I follow sports quite a bit, and probably should post more about them. I’m going to look into that in the future, but let me set the stage by talking about Jacob Trouba, a defenseman for the Winnipeg Jets, a restricted free agent, publicly asking the Winnipeg Jets to trade his rights. Obviously, a number of fans are upset about this. Jets fans will obviously see this as a betrayal, while other fans will note that he seems to be holding out for reasons that aren’t really valid.
I, personally, don’t really have any problem with the request … except for the fact that it was made public. Trouba, from what I’ve read, has decided that he’s better as and wants to play as a right defenseman and not a left defenseman. On the Jets, there are two defensemen on the right side who are both seen as being better and as having more seniority than him. Thus, if they stay on the right side and he wants to stay on the right side, he’ll be relegated to the third pairing, and get the least amount of minutes. But the coaches aren’t likely to ask the two ahead of him to change sides, and are willing to ask him to do that. So his choices are to play on the right side and be on the third pairing, or move to the left side which he doesn’t want to do.
Now, if he was indeed actually under contract, then the reasonable reply to him would be to suck it up and play the way the team wants him to play. But he’s not under contract. While as a restricted free agent his options are … restricted, he still doesn’t actually have a contract to play for the Jets. If he really feels that the team, as constructed, isn’t one that he wants to play for and he’s willing to sit out until he can get a deal with a team that he feels fits him better, what’s the problem with that? This is the sort of thing that contract negotiations and contracts and employment are designed for.
Now, you can argue that his reasons don’t make sense. because lots of players have changed sides and positions and been very successful, so he really has no reason not to make the move other than that he doesn’t want to try, which has led to claims that he’s being “lazy”. But, again, this works if he’s under contract. As he isn’t, why shouldn’t he take any steps that he’s willing to take to try to get a contract in a situation that’s as ideal to him as possible? He’s not bailing on the team, but is just pointing out that the team doesn’t seem to be a good fit for him right now and he’s not willing to sign a contract with a team that isn’t a good fit, no matter how much control they have over his rights. They can keep his rights, but they can’t make him sign a contract with them if he doesn’t think it’s a good deal for him.

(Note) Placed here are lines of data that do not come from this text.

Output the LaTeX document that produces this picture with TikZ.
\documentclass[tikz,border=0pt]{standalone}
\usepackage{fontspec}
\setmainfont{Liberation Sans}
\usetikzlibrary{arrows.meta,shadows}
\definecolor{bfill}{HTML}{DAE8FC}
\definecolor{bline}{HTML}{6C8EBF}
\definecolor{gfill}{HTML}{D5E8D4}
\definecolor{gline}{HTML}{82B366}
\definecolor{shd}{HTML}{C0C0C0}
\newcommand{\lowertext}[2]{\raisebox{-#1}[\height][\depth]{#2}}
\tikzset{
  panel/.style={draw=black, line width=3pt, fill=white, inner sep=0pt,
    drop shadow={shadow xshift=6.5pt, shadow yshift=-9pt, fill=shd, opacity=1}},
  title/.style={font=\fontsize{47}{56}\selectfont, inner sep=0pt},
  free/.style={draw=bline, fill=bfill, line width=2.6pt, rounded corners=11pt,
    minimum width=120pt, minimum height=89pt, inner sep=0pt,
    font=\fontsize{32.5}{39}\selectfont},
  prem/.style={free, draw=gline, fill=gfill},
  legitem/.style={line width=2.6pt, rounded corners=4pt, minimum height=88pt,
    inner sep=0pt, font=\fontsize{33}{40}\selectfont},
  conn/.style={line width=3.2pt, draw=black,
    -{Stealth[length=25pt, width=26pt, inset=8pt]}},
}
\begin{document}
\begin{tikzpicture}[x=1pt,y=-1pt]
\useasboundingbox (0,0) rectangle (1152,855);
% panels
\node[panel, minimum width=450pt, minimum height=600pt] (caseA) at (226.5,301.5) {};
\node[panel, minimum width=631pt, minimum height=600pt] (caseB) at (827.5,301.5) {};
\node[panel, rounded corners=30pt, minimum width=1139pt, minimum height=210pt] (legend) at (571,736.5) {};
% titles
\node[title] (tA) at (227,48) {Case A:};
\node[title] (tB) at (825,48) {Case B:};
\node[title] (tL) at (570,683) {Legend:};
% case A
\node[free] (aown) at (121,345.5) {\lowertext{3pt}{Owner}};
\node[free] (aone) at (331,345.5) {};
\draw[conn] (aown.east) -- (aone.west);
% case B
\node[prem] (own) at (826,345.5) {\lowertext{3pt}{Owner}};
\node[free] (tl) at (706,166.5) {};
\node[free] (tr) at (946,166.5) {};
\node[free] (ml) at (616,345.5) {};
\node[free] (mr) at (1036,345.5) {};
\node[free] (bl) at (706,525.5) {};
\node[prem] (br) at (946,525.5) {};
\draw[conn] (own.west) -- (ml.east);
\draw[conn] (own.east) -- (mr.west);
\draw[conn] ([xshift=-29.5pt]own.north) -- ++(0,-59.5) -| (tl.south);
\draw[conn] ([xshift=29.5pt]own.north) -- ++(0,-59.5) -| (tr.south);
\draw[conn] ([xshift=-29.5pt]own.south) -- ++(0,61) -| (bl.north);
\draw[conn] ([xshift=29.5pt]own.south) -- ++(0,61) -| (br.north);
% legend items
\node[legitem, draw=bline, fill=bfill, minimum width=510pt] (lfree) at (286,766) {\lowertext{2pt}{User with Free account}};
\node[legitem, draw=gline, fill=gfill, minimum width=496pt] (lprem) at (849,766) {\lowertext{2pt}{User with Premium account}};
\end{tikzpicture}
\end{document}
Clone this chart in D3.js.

So the only issue I have is that they made it public, which puts the team under pressure and lowers the market value. However, I suspect that they did this not to put pressure on the Jets, but instead to encourage offer sheets from other teams. That being said, doing so publicly might well encourage the Jets to match the offer sheets just to stick it to him, so again it doesn’t seem like a great way to make that work.
It’ll be interesting to see how this turns out, and if he really means this or if it’s a negotiating tactic.